Friday, June 10, 2011

Graduation Day

This week my oldest son graduated from high school. 


It took an extra year, but he did it.  I am very proud of him.  


I am proud of his brother, and sister too.  

 L-R: Middle Son 'Z', Oldest Son 'J', Daughter 'A' with her daughter (our granddaughter)

It was a family affair.  

 L-R: Z, A (their father - my ex husband) and J

Have you ever seen the movie "A Beautiful Mind"?  

My son has a beautiful mind and every day he deals with the same challenges that are portrayed so well on that movie.  When he was very young, he was diagnosed with a form of autism.  Over the years things changed for him, evolved.  Things became dangerous and volatile for all of us at times...never more so for J...because he was not in control of what was happening.  I cannot imagine the confusion, frustration and fear he must have felt as his symptoms overwhelmed him.  After he turned 18 his diagnoses was official, schizophrenia.  (He is okay with me writing about it.)

Things are not easy for him, they never will be.  However, he is moving forward and learning how to control his disease.  

His brother "Z", took the major impact of living in a house overtaken by schizophrenia.  It was never easy.  "Z" was our sense of humor.  He was the one who lightened the mood and often was our reality check.  

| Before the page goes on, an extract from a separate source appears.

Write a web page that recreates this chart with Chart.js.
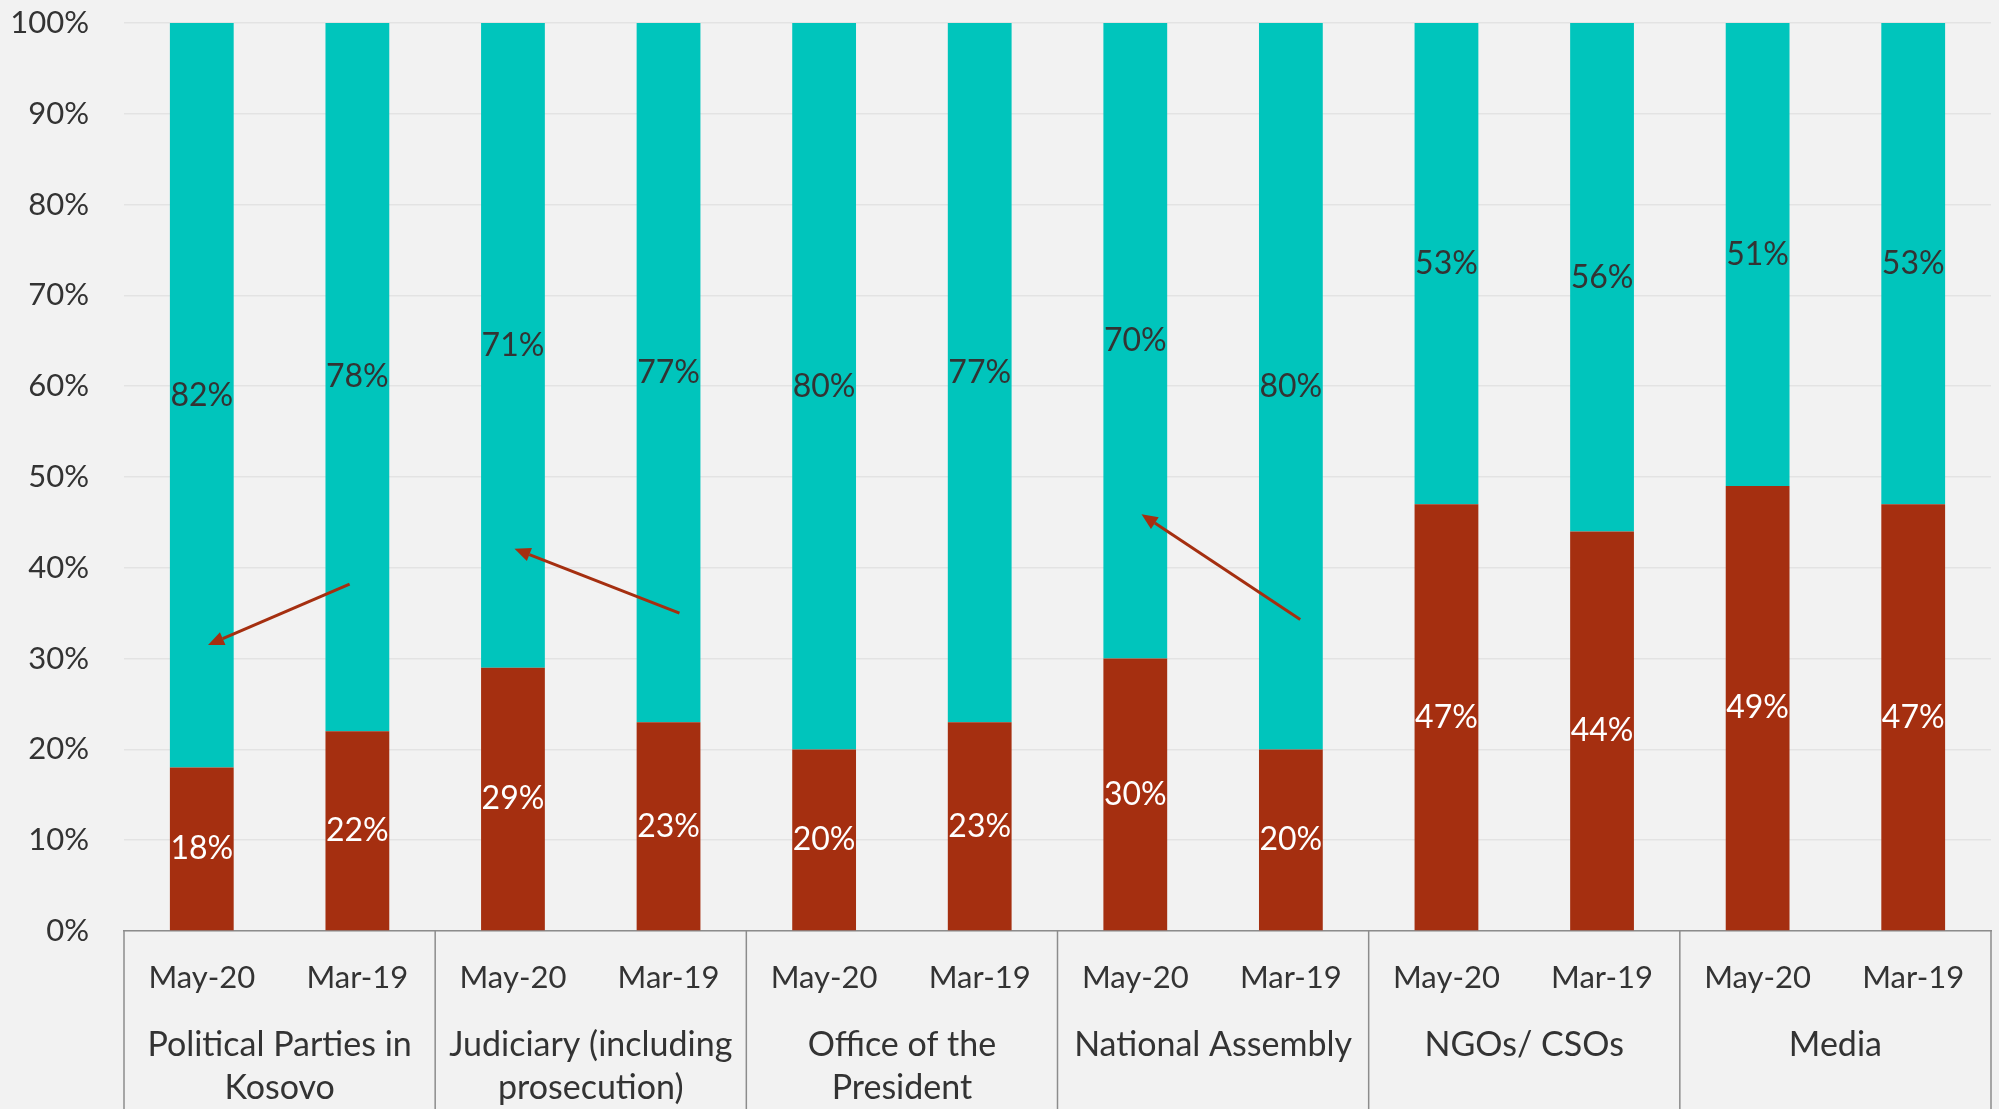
<!DOCTYPE html>
<html>
<head>
<meta charset="utf-8">
<script src="https://cdn.jsdelivr.net/npm/chart.js@4.4.0/dist/chart.umd.min.js"></script>
<style>
  html, body { margin: 0; padding: 0; background: #f2f2f2; }
  #wrap { width: 1999px; height: 1109px; }
</style>
</head>
<body>
<div id="wrap"><canvas id="chart"></canvas></div>
<script>
// survey rounds, one bar each
const periods = ['May-20', 'Mar-19', 'May-20', 'Mar-19', 'May-20', 'Mar-19',
                 'May-20', 'Mar-19', 'May-20', 'Mar-19', 'May-20', 'Mar-19'];

// institution under each pair of bars (already split into lines)
const groups = [
  ['Political Parties in', 'Kosovo'],
  ['Judiciary (including', 'prosecution)'],
  ['Office of the', 'President'],
  ['National Assembly'],
  ['NGOs/ CSOs'],
  ['Media']
];

// share in % - lower (red) and upper (teal) part of each bar
const lowerShare = [18, 22, 29, 23, 20, 23, 30, 20, 47, 44, 49, 47];
const upperShare = [82, 78, 71, 77, 80, 77, 70, 80, 53, 56, 51, 53];

// change arrows, given as [bar index, value %] for tail and head
const arrowFrom = [[0.95, 38.2], [3.07, 35.0], [7.06, 34.3]];
const arrowTo   = [[0.04, 31.5], [2.01, 42.1], [6.04, 45.9]];

const RED = '#a52f10';
const TEAL = '#00c5bc';
const TEXT = '#333333';
const FONT = 'Lato, "DejaVu Sans", sans-serif';

// paint the grey page behind everything
const background = {
  id: 'background',
  beforeDraw(chart) {
    const ctx = chart.ctx;
    ctx.save();
    ctx.fillStyle = '#f2f2f2';
    ctx.fillRect(0, 0, chart.width, chart.height);
    ctx.restore();
  }
};

// percentage written in the middle of each segment
const segmentLabels = {
  id: 'segmentLabels',
  afterDatasetsDraw(chart) {
    const ctx = chart.ctx;
    ctx.save();
    ctx.font = '32px ' + FONT;
    ctx.textAlign = 'center';
    ctx.textBaseline = 'middle';
    chart.data.datasets.forEach((ds, i) => {
      const meta = chart.getDatasetMeta(i);
      ctx.fillStyle = ds.labelColor;
      meta.data.forEach((bar, j) => {
        ctx.fillText(ds.data[j] + '%', bar.x, (bar.y + bar.base) / 2);
      });
    });
    ctx.restore();
  }
};

// arrows between rounds
const arrows = {
  id: 'arrows',
  afterDatasetsDraw(chart) {
    const { ctx, scales: { x, y } } = chart;
    ctx.save();
    ctx.strokeStyle = RED;
    ctx.fillStyle = RED;
    ctx.lineWidth = 3;
    arrowFrom.forEach((from, k) => {
      const to = arrowTo[k];
      const x1 = x.getPixelForValue(from[0]), y1 = y.getPixelForValue(from[1]);
      const x2 = x.getPixelForValue(to[0]), y2 = y.getPixelForValue(to[1]);
      const ang = Math.atan2(y2 - y1, x2 - x1);
      const len = 16, half = 7;
      const bx = x2 - len * Math.cos(ang), by = y2 - len * Math.sin(ang);
      ctx.beginPath();
      ctx.moveTo(x1, y1);
      ctx.lineTo(bx, by);
      ctx.stroke();
      ctx.beginPath();
      ctx.moveTo(x2, y2);
      ctx.lineTo(bx + half * Math.sin(ang), by - half * Math.cos(ang));
      ctx.lineTo(bx - half * Math.sin(ang), by + half * Math.cos(ang));
      ctx.closePath();
      ctx.fill();
    });
    ctx.restore();
  }
};

// boxes and institution names under the period labels
const groupAxis = {
  id: 'groupAxis',
  afterDraw(chart) {
    const ctx = chart.ctx;
    const xs = chart.scales.x;
    const top = xs.top;
    const edges = groups.map((g, k) => k === 0 ? xs.left
      : (xs.getPixelForValue(2 * k - 1) + xs.getPixelForValue(2 * k)) / 2);
    edges.push(xs.right);
    ctx.save();
    ctx.strokeStyle = '#8c8c8c';
    ctx.lineWidth = 1.5;
    edges.forEach(ex => {
      ctx.beginPath();
      ctx.moveTo(ex, top);
      ctx.lineTo(ex, chart.height);
      ctx.stroke();
    });
    ctx.fillStyle = TEXT;
    ctx.font = '34px ' + FONT;
    ctx.textAlign = 'center';
    ctx.textBaseline = 'middle';
    groups.forEach((lines, k) => {
      const cx = (edges[k] + edges[k + 1]) / 2;
      lines.forEach((line, n) => ctx.fillText(line, cx, top + 114 + n * 43));
    });
    ctx.restore();
  }
};

new Chart(document.getElementById('chart'), {
  type: 'bar',
  data: {
    labels: periods,
    datasets: [
      { label: 'Lower', data: lowerShare, backgroundColor: RED, labelColor: '#ffffff' },
      { label: 'Upper', data: upperShare, backgroundColor: TEAL, labelColor: TEXT }
    ]
  },
  options: {
    responsive: true,
    maintainAspectRatio: false,
    animation: false,
    layout: { padding: { top: 23, right: 8, left: 0, bottom: 0 } },
    datasets: { bar: { categoryPercentage: 1, barPercentage: 0.41 } },
    plugins: { legend: { display: false }, tooltip: { enabled: false } },
    scales: {
      x: {
        stacked: true,
        grid: { display: false, drawTicks: false },
        border: { display: true, color: '#8c8c8c', width: 1.5 },
        ticks: { color: TEXT, font: { family: FONT, size: 31 }, padding: 28, maxRotation: 0, autoSkip: false },
        afterFit(s) { s.height = 178; }
      },
      y: {
        stacked: true,
        min: 0,
        max: 100,
        grid: { color: '#e3e3e3', lineWidth: 1.5, drawTicks: false },
        border: { display: false },
        ticks: { stepSize: 10, color: TEXT, font: { family: FONT, size: 31 }, padding: 35,
                 callback: v => v + '%' },
        afterFit(s) { s.width = 124; s.paddingTop = 0; s.paddingBottom = 0; }
      }
    }
  },
  plugins: [background, segmentLabels, arrows, groupAxis]
});
</script>
</body>
</html>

It has been a road filled with dangerous pot holes, twists, turns and at many times complete devastation... for all of us.  When one family member is impacted so dramatically from mental illness it can erode the entire family structure which causes a ripple effect throughout.

Society's lack of compassion for the mentally ill causes shame, which only adds to the burden on the family, limiting the support system, because you are afraid to share.  Being a parent of a mentally ill teenager, the question is always there in the back of people's mind "what did you do to him?", "did you abuse him?" often they assume schizophrenia is caused by abuse.  It is not.  



Somehow, 'J' overcame, we all persevered. 'J' now has his high school diploma and is planning on attending community college this fall.  

I am so very proud of him. 


All of my children have completed high school, through adversity, struggle and chaos you cannot imagine.  

I am proud of all my children. 

Our Granddaughter is next...in about 18 years or so.   



I have learned success is to be measured not so much by the position one has in life, as by the obstacles which he has overcome while trying to succeed.  

~Booker T. Washington
P.s. I went back and removed my kid's names after I published this, because...well it just seemed right. 

6 comments:

Karen said...

Congratulations to all of you, but today, especially to Jacob. You should be proud.

Emma Rose said...

Wonderful post. I can only imagine how you feel. Congrats to all of you and especially to Jacob.

julie said...

Lovely post from, no doubt, a great and very proud mother. Congratulations to the whole family, and to
J especially!

Ruth said...

Well done! Congratulations!

Diana said...

Congrats to all of you!!

I really wish this country was better about mental illness. Even insurance. They only pay 50% of medical bills for mental illness. And there is usually a yearly cap. That makes me so mad. If your mind is broken, you can't function. So they'll pay for your broken arm, but not your broken brain. Ugh!

Lynette said...

Congratulations to J and your whole family!!! I hope you've saved a little pride for yourself. Navigating the storms of childhood mental illness is one of the hardest things for a family to do. For you to have helped yours get through this intact (I've seen families who couldn't even be in the same room together, let alone stand together for a picture) says a lot about you!